• [SUPPLIED INFORMATION]

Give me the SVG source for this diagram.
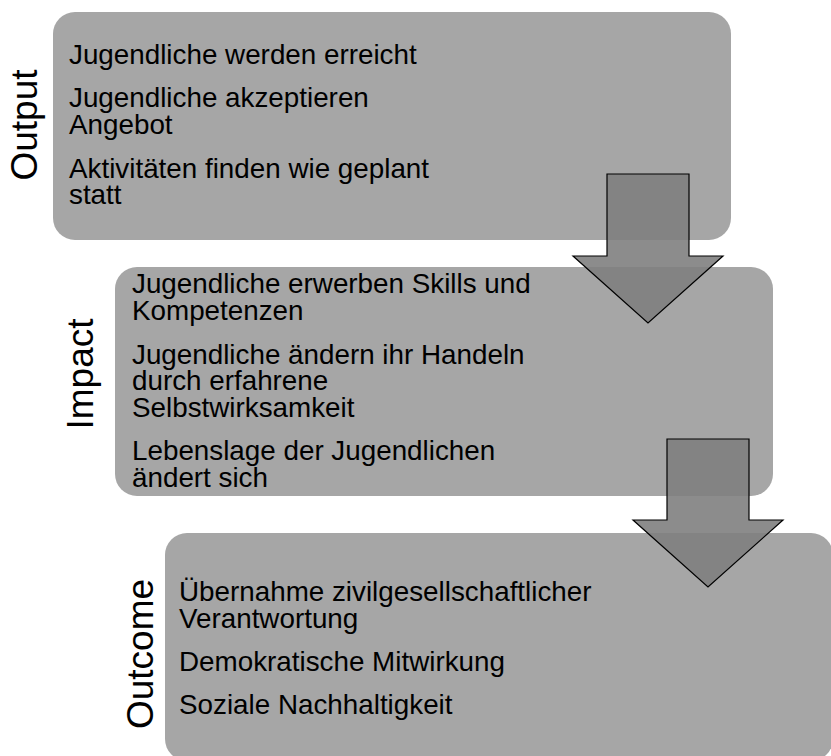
<svg xmlns="http://www.w3.org/2000/svg" width="831" height="756" viewBox="0 0 831 756">
<style>
.box{fill:#a6a6a6;}
.arrow{fill:#7f7f7f;fill-opacity:0.9;stroke:#000;stroke-width:1.2;stroke-linejoin:miter;}
.t{font-family:"Liberation Sans",Arial,sans-serif;font-size:27.8px;fill:#000;}
.lbl{font-family:"Liberation Sans",Arial,sans-serif;font-size:37px;fill:#000;text-anchor:middle;}
</style>
<rect width="831" height="756" fill="#fff"/>
<g id="output">
<rect class="box" x="53" y="12" width="678" height="228" rx="22"/>
<text class="lbl" transform="translate(37,125) rotate(-90)">Output</text>
<text class="t" x="69" y="64">Jugendliche werden erreicht</text>
<text class="t" x="69" y="107">Jugendliche akzeptieren</text>
<text class="t" x="69" y="134">Angebot</text>
<text class="t" x="69" y="178">Aktivitäten finden wie geplant</text>
<text class="t" x="69" y="204">statt</text>
</g>
<g id="impact">
<rect class="box" x="115" y="267" width="658" height="229" rx="22"/>
<text class="lbl" transform="translate(93,374) rotate(-90)">Impact</text>
<text class="t" x="132" y="293">Jugendliche erwerben Skills und</text>
<text class="t" x="132" y="320">Kompetenzen</text>
<text class="t" x="132" y="364">Jugendliche ändern ihr Handeln</text>
<text class="t" x="132" y="390">durch erfahrene</text>
<text class="t" x="132" y="417">Selbstwirksamkeit</text>
<text class="t" x="132" y="460">Lebenslage der Jugendlichen</text>
<text class="t" x="132" y="487">ändert sich</text>
</g>
<g id="outcome">
<rect class="box" x="165" y="533" width="668" height="228" rx="22"/>
<text class="lbl" transform="translate(153,654) rotate(-90)">Outcome</text>
<text class="t" x="179" y="601">Übernahme zivilgesellschaftlicher</text>
<text class="t" x="179" y="628">Verantwortung</text>
<text class="t" x="179" y="671">Demokratische Mitwirkung</text>
<text class="t" x="179" y="714">Soziale Nachhaltigkeit</text>
</g>
<g id="connectors">
<polygon class="arrow" points="607,174 689,174 689,256 723,256 648,323 573,256 607,256"/>
<polygon class="arrow" points="667,439 749,439 749,520 783,520 708,587 633,520 667,520"/>
</g>
</svg>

• [STATED GOAL]
Except for the pictures, copy the material above exactly.

• [WRITTEN SOLUTION]
Give me the SVG source for this diagram.
<svg xmlns="http://www.w3.org/2000/svg" width="831" height="756" viewBox="0 0 831 756">
<style>
.box{fill:#a6a6a6;}
.arrow{fill:#7f7f7f;fill-opacity:0.9;stroke:#000;stroke-width:1.2;stroke-linejoin:miter;}
.t{font-family:"Liberation Sans",Arial,sans-serif;font-size:27.8px;fill:#000;}
.lbl{font-family:"Liberation Sans",Arial,sans-serif;font-size:37px;fill:#000;text-anchor:middle;}
</style>
<rect width="831" height="756" fill="#fff"/>
<g id="output">
<rect class="box" x="53" y="12" width="678" height="228" rx="22"/>
<text class="lbl" transform="translate(37,125) rotate(-90)">Output</text>
<text class="t" x="69" y="64">Jugendliche werden erreicht</text>
<text class="t" x="69" y="107">Jugendliche akzeptieren</text>
<text class="t" x="69" y="134">Angebot</text>
<text class="t" x="69" y="178">Aktivitäten finden wie geplant</text>
<text class="t" x="69" y="204">statt</text>
</g>
<g id="impact">
<rect class="box" x="115" y="267" width="658" height="229" rx="22"/>
<text class="lbl" transform="translate(93,374) rotate(-90)">Impact</text>
<text class="t" x="132" y="293">Jugendliche erwerben Skills und</text>
<text class="t" x="132" y="320">Kompetenzen</text>
<text class="t" x="132" y="364">Jugendliche ändern ihr Handeln</text>
<text class="t" x="132" y="390">durch erfahrene</text>
<text class="t" x="132" y="417">Selbstwirksamkeit</text>
<text class="t" x="132" y="460">Lebenslage der Jugendlichen</text>
<text class="t" x="132" y="487">ändert sich</text>
</g>
<g id="outcome">
<rect class="box" x="165" y="533" width="668" height="228" rx="22"/>
<text class="lbl" transform="translate(153,654) rotate(-90)">Outcome</text>
<text class="t" x="179" y="601">Übernahme zivilgesellschaftlicher</text>
<text class="t" x="179" y="628">Verantwortung</text>
<text class="t" x="179" y="671">Demokratische Mitwirkung</text>
<text class="t" x="179" y="714">Soziale Nachhaltigkeit</text>
</g>
<g id="connectors">
<polygon class="arrow" points="607,174 689,174 689,256 723,256 648,323 573,256 607,256"/>
<polygon class="arrow" points="667,439 749,439 749,520 783,520 708,587 633,520 667,520"/>
</g>
</svg>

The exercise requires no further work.